Question

If the bike's velocity = 72 km/hr. I stop the bike with counter acceleration of 8 $m/{{s}^{2}}$. So how much time does the bike take to become motionless.

Answer 1

In this question we are asked to calculate the time required for the bike to come at rest when initially it is moving with given velocity of 72 km/hr. To solve this question, we will use the laws of kinematics. We need to find the relation between the acceleration, velocity and time. Therefore, we will be using the second law of kinematic motion.

Formula used:
$v=u+at$
Where,
v is the final velocity
u is the initial velocity
a is the acceleration of body
t is the time required

Complete answer:
We have been given that counter acceleration is applied to the bike moving with initial velocity of 72 km/hr. Therefore, the time required for the bike to come to rest will be given by equation,
$v=u+at$
The final velocity of the bike will be taken as zero as the bike will come to rest after some time.
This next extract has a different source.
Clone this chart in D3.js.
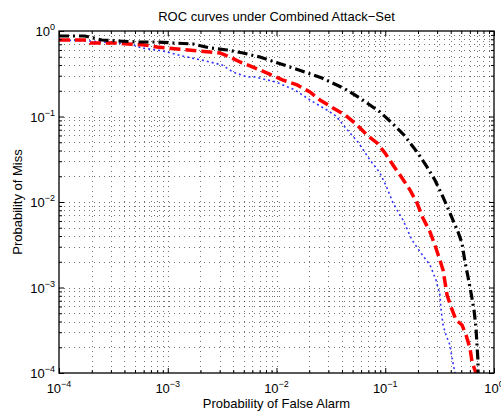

Also, the initial velocity needs to be converted into m/s.
Therefore,
We get,
$72km/hr=20m/s$
Therefore, after substituting the given values in above equation
We get,
$0=20-8t$ ………………….. (since acceleration is in opposite direction)
Therefore,
$t=\dfrac{20}{8}$
We get,
$t=2.5\sec$
Therefore, the bike moving with velocity of 72 km/hr, when applied counter acceleration of 8 $m/{{s}^{2}}$will come to rest in 2.5 seconds.

Note:
The kinematic equations can be paired in three ways: position – time, velocity - time, velocity – position. Therefore, these laws are a set of equations that describe the motion of an object with constant acceleration. These laws can not be used for an object that has varying acceleration. Using the kinematic equations we can calculate the unknown parameter of the motion of the body, if two of the three parameters are given.